■ **REQUIRED WORK**
Include the line containing "ax.set_xticklabels(ages)" and all lines before it, repeated exactly from the listing below, without pictures.

■ **DATA IN THIS EXERCISE**
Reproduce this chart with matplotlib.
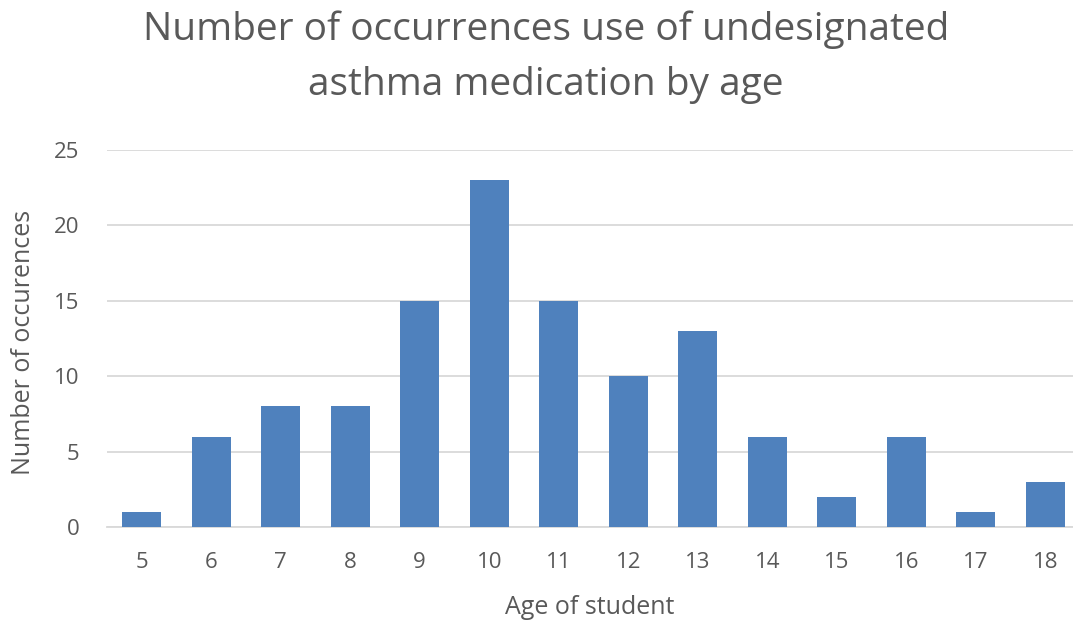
import matplotlib.pyplot as plt

# Data
ages = ['5', '6', '7', '8', '9', '10', '11', '12', '13', '14', '15', '16', '17', '18']
occurrences = [1, 6, 8, 8, 15, 23, 15, 10, 13, 6, 2, 6, 1, 3]

plt.rcParams['font.family'] = ['Open Sans', 'DejaVu Sans']
text_col = '#595959'

fig = plt.figure(figsize=(10.73, 6.29), dpi=100)
ax = fig.add_axes([107 / 1073, (629 - 527) / 629, (1080 - 107) / 1073, (527 - 150) / 629])

x = range(len(ages))
ax.bar(x, occurrences, width=0.56, color='#4F81BD', zorder=3)

ax.set_xlim(-0.5, len(ages) - 0.5)
ax.set_ylim(0, 25)
ax.set_yticks([0, 5, 10, 15, 20, 25])
ax.set_xticks(list(x))
ax.set_xticklabels(ages)

ax.grid(axis='y', color='#d9d9d9', linewidth=1.3, zorder=0)
for s in ['top', 'right', 'left']:
    ax.spines[s].set_visible(False)
ax.spines['bottom'].set_color('#d9d9d9')
ax.spines['bottom'].set_linewidth(1.3)
ax.tick_params(axis='both', length=0, colors=text_col, labelsize=16)
ax.tick_params(axis='x', pad=18)
ax.tick_params(axis='y', pad=20)

ax.set_xlabel('Age of student', fontsize=18, color=text_col)
ax.set_ylabel('Number of occurences', fontsize=18, color=text_col)
ax.xaxis.set_label_coords(0.496, -0.18)
ax.yaxis.set_label_coords(-0.073, 0.49)

fig.text(0.509, 1 - 30 / 629, 'Number of occurrences use of undesignated',
         ha='center', va='center', fontsize=28, color=text_col)
fig.text(0.509, 1 - 85 / 629, 'asthma medication by age',
         ha='center', va='center', fontsize=28, color=text_col)

fig.savefig('out.png', dpi=100)
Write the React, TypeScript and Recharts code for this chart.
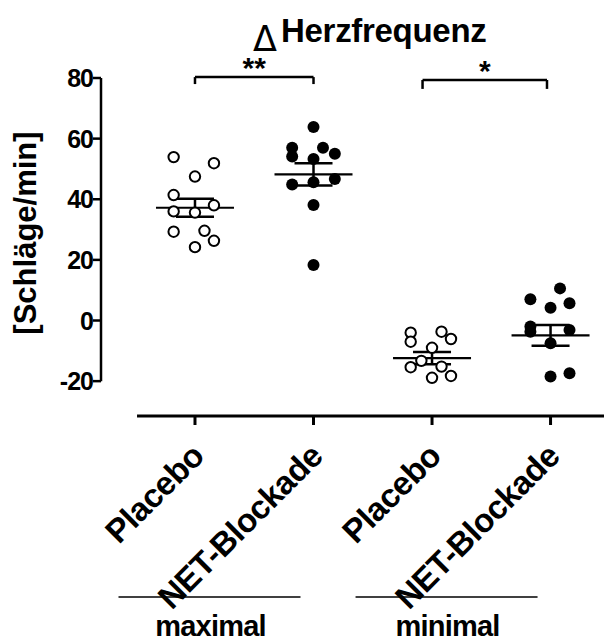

■ **ANSWER TO THE TASK**
Reproduce this chart with matplotlib.
import matplotlib.pyplot as plt

# Data
ages = ['5', '6', '7', '8', '9', '10', '11', '12', '13', '14', '15', '16', '17', '18']
occurrences = [1, 6, 8, 8, 15, 23, 15, 10, 13, 6, 2, 6, 1, 3]

plt.rcParams['font.family'] = ['Open Sans', 'DejaVu Sans']
text_col = '#595959'

fig = plt.figure(figsize=(10.73, 6.29), dpi=100)
ax = fig.add_axes([107 / 1073, (629 - 527) / 629, (1080 - 107) / 1073, (527 - 150) / 629])

x = range(len(ages))
ax.bar(x, occurrences, width=0.56, color='#4F81BD', zorder=3)

ax.set_xlim(-0.5, len(ages) - 0.5)
ax.set_ylim(0, 25)
ax.set_yticks([0, 5, 10, 15, 20, 25])
ax.set_xticks(list(x))
ax.set_xticklabels(ages)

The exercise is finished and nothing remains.